Knight’s husband, Jim Knight, said Sunday that decisions will be made in the next few days about when they will go to Ohio, probably to have the children’s bodies cremated there and then bring the ashes home to New Hampshire.

“At some point, we will have a funeral,” he said.

Knight said he hoped for greater privacy when it comes to visiting the grave site and bringing the children’s ashes home.

“These last items, it’s just a series of things we need to do for ourselves,” he said.

Father left clues before killing himself
The children last were seen in 2003 with their father at a July Fourth fireworks show in Concord, N.H. Their father, Manuel Gehring, told authorities he pulled off a highway later that night and shot the children, then drove for hours with their bodies in his van before he buried them. He was arrested in California a week later.
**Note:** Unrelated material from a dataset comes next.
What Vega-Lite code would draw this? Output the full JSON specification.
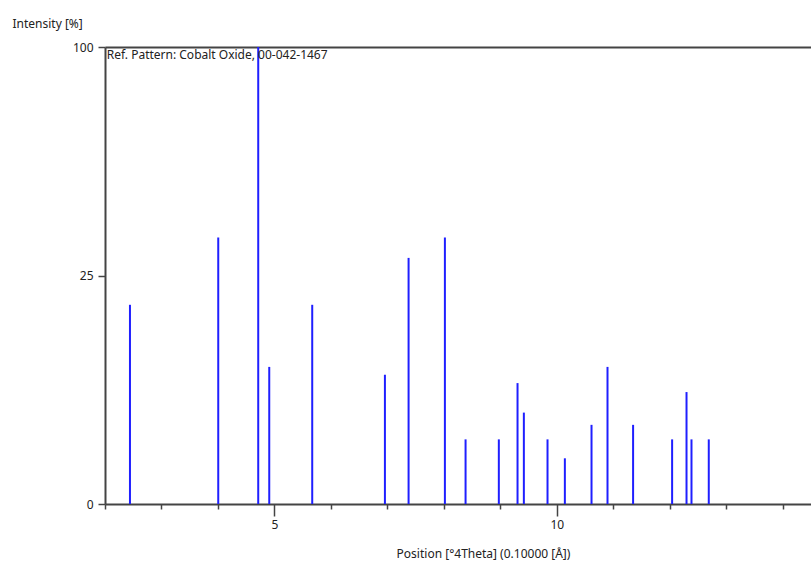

Before he committed suicide by strangling himself in jail, Gehring told police he couldn’t remember where he dumped the bodies. He did, however, provide clues that led to repeated searches along a 700-mile stretch of I-80 from Pennsylvania to Nebraska.

The U.S. Geological Survey concluded in 2004 after analyzing pollen found on dirt under Gehring’s minivan and the shovel used to bury the children that the soil most likely came from northeastern Ohio.

Teri Knight said she searched within five miles of Hudson last summer. She never gave up hope of finding the children, who vanished just months before she gave birth to twin daughters.

“I always knew it would happen someday,” she said Saturday. “I was trying to figure out a way that I was going to be able to move forward in my life, and raise my daughters without having that be something that consumed my life.”

The children’s remains were found by Stephanie Dietrich, whose dog led her to the burial site. She said she had taken the dog on several other searches for the children in the area.